> [The request] Go through the entries below and copy each line containing the word "this".

> [Extracted information]
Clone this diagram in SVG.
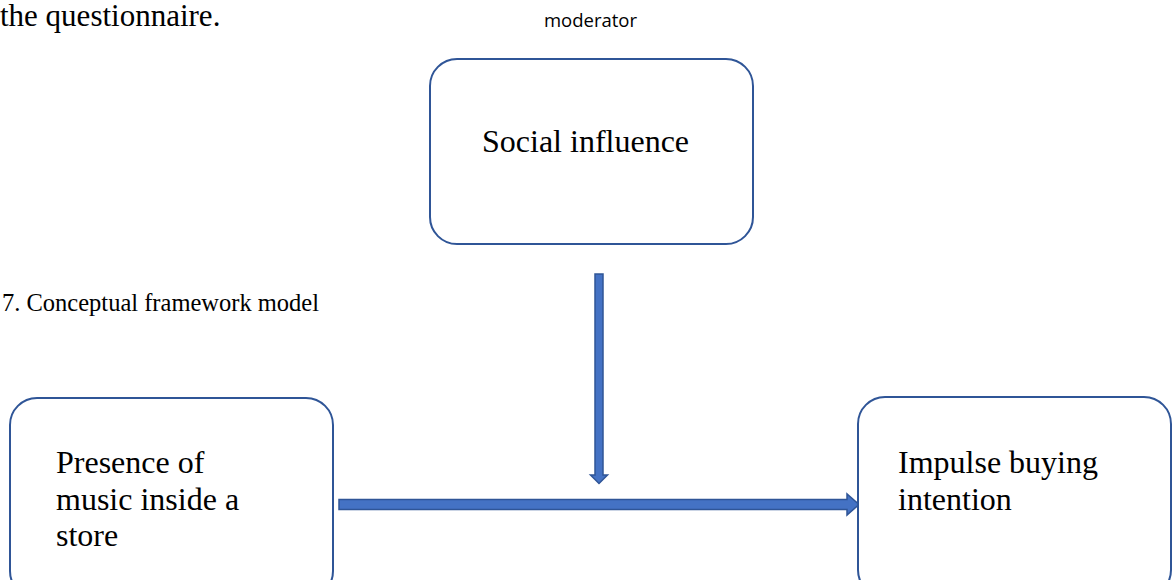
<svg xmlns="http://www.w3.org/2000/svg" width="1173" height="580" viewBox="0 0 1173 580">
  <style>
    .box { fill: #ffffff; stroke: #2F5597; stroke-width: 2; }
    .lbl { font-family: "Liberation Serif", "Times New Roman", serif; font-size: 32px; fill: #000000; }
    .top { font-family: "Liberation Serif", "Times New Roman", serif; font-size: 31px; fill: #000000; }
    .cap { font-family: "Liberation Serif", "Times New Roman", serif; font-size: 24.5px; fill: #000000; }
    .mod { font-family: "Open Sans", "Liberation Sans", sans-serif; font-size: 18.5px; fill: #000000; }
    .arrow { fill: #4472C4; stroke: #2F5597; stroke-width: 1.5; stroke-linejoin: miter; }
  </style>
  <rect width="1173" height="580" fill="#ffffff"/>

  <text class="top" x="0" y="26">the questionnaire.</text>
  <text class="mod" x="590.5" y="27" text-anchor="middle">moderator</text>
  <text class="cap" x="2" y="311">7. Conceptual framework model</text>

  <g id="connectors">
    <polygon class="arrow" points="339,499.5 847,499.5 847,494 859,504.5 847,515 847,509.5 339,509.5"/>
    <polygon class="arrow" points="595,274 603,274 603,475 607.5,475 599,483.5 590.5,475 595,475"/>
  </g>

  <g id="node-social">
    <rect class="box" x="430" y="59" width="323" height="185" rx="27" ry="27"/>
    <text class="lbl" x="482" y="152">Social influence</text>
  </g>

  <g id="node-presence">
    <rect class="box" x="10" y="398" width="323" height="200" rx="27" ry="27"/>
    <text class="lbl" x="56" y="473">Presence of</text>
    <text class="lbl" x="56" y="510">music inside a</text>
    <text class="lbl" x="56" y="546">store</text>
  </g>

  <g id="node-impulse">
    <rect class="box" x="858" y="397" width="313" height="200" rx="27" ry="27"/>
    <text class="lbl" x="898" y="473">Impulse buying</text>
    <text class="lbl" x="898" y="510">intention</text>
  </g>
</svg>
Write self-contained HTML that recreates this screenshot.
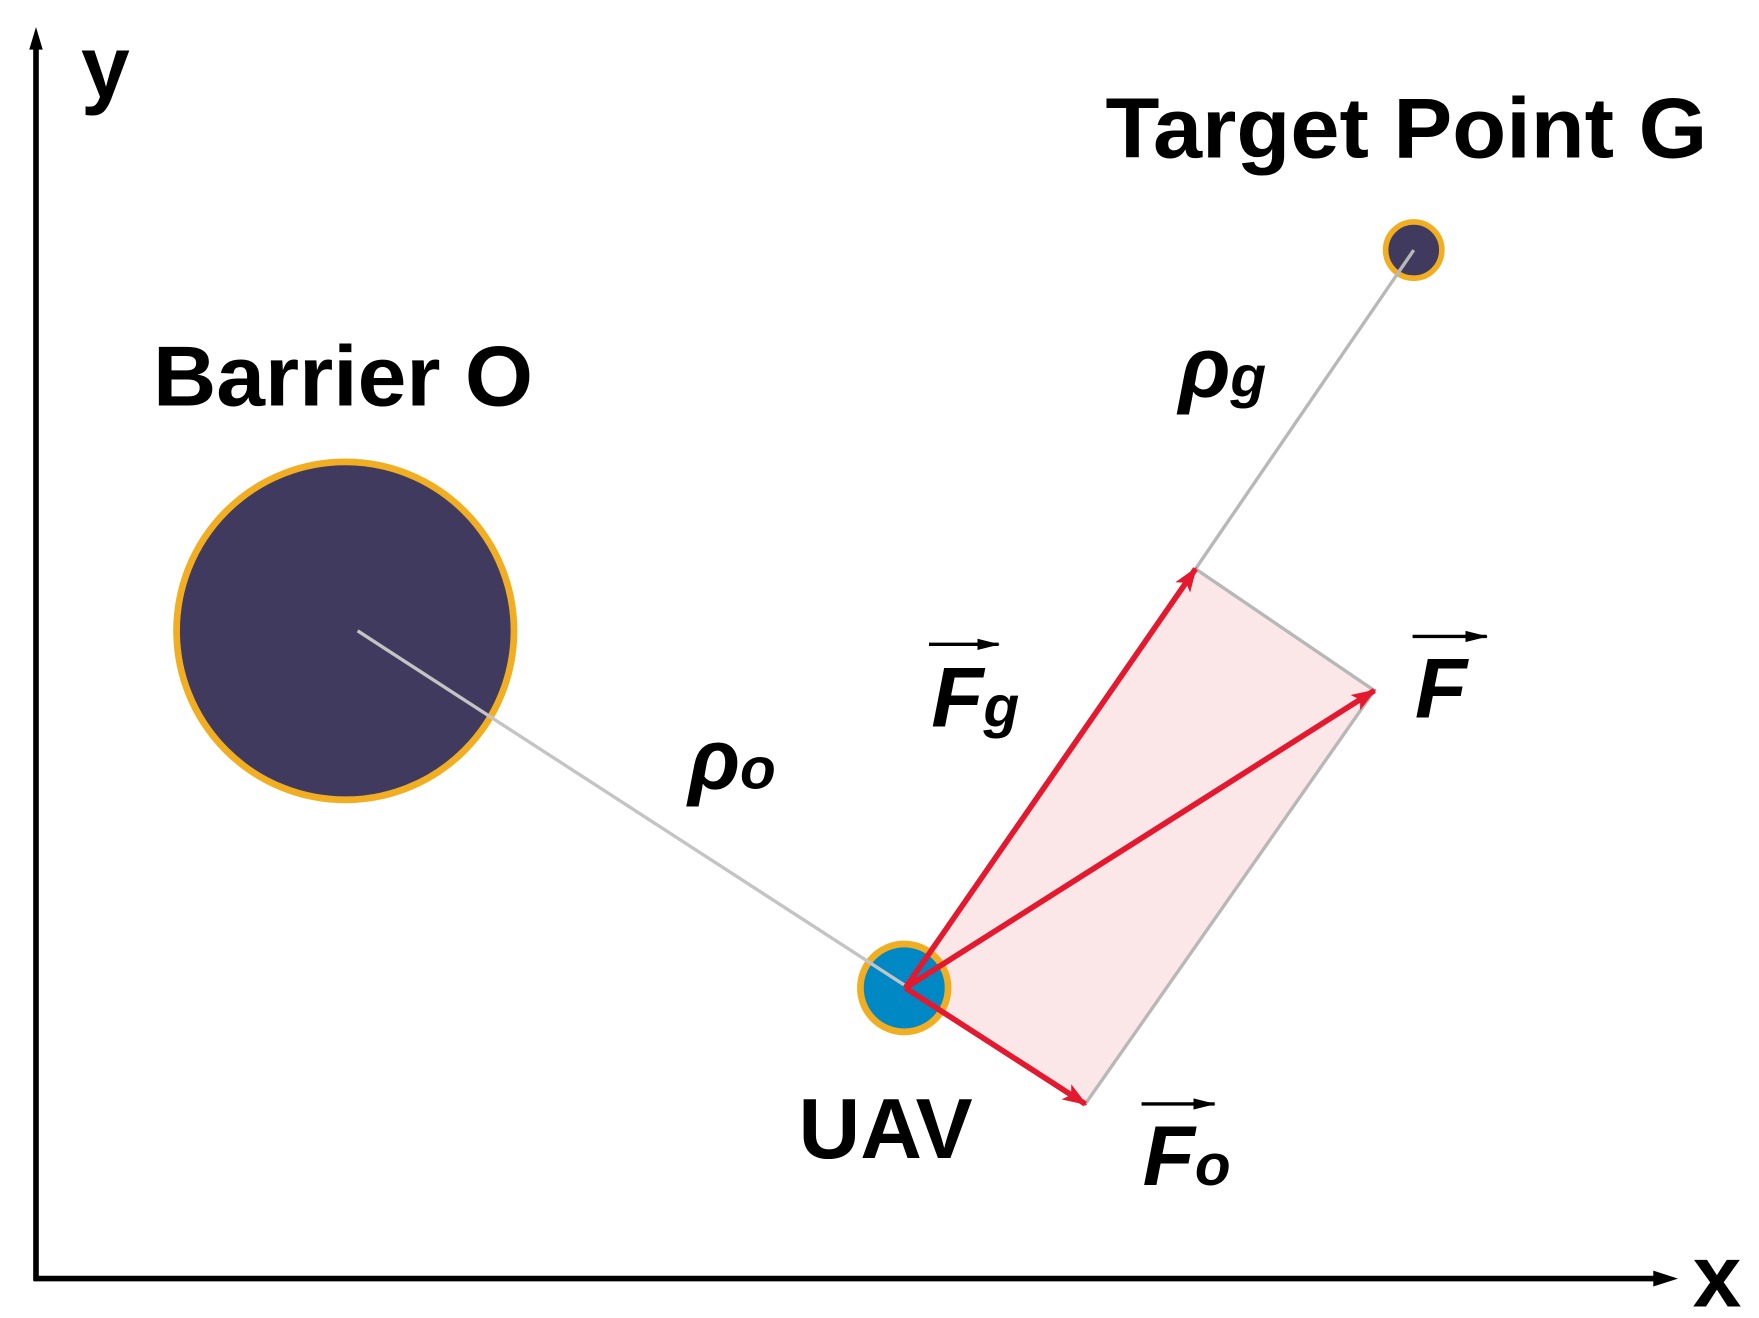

> [Exercise solution]
Clone this diagram in SVG.
Write self-contained HTML that recreates this screenshot.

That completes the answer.